COURT OF APPEAL OF THE STATE OF CALIFORNIA SECOND APPELLATE DISTRICT DIVISION TWO
May 5, 2015
B258375 (Cal. Ct. App. May. 5, 2015)

Opinion

B258375

05-05-2015

NEAT AUTO DETAIL & SUPPLY, INC. et al., Plaintiffs and Appellants, v. CITY OF MAYWOOD, Defendant and Respondent.

Law Offices of Michael B. Montgomery and Michael B. Montgomery for Plaintiffs and Appellants. Jones & Mayer, James R. Touchstone and Elena Q. Gerli for Defendant and Respondent.

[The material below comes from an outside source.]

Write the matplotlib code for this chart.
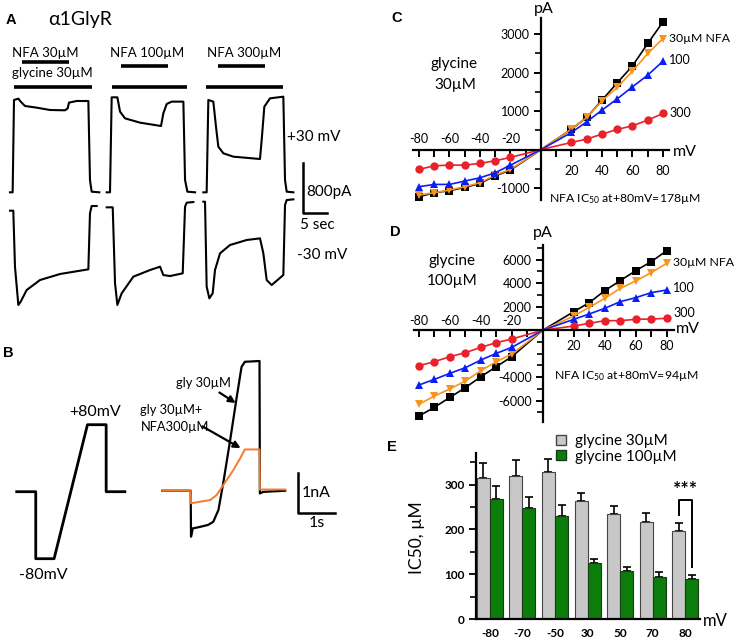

NOT TO BE PUBLISHED IN THE OFFICIAL REPORTS

California Rules of Court, rule 8.1115(a), prohibits courts and parties from citing or relying on opinions not certified for publication or ordered published, except as specified by rule 8.1115(b). This opinion has not been certified for publication or ordered published for purposes of rule 8.1115 . (Los Angeles County Super. Ct. No. VC063380) APPEAL from a judgment of the Superior Court of Los Angeles County. Roger Ito, Judge. Affirmed. Law Offices of Michael B. Montgomery and Michael B. Montgomery for Plaintiffs and Appellants. Jones & Mayer, James R. Touchstone and Elena Q. Gerli for Defendant and Respondent.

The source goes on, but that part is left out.